While Afterpay's fundamentals look strong, the company has benefited from a favorable regulatory environment. It has been able to develop its business model free of the regulatory constraints that affect the credit card industry. But as BNLP becomes more integral to consumer credit in Australia, regulators will inevitably take a greater interest in companies like Afterpay.
The question is, will the Reserve Bank of Australia (RBA) decide that BNLP operators should be treated more like credit cards? One of the reasons Afterpay is so popular is that BNPL costs nothing to consumers as long as they make their installment payments on time. Merchants must agree to pay the transaction fees if they want to offer Afterpay. They agree because it brings them more business.
Yet if merchants could pass on transaction fees to customers - as credit cards can - Afterpay might lose some of its luster. In a survey conducted last year, UBS found that 2/3 of consumers would eschew Afterpay if they had to pay a 4% fee per transaction.

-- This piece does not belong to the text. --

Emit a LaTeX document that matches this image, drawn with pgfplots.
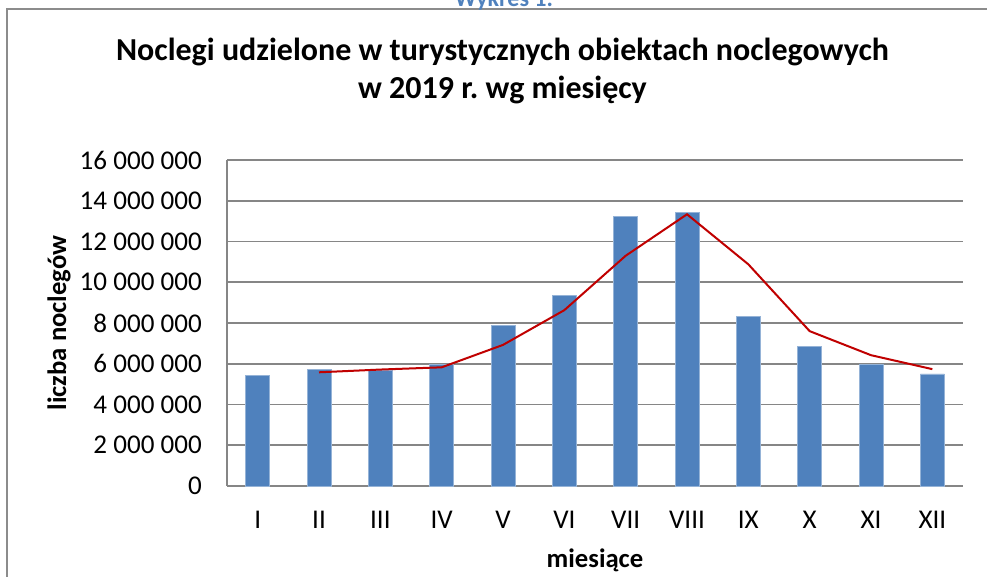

UBS also found that Afterpay users are typically not privy to the fact that merchants have to pay 4% of the cost of goods per transaction for offering the service. After learning that fact, 45% of survey respondents said they would no longer use BNPL at small businesses.
No wonder that Afterpay told the RBA that it should not be regulated as a payments system but as a sales and marketing company. CEO Anthony Eisen describes the company as "a customer acquisition channel for merchants."
RBA does not appear to be buying that argument. In a recent report it suggested that all businesses with a key role in payments be subject to regulation, provided "doing so would promote competition and efficiency and control risk."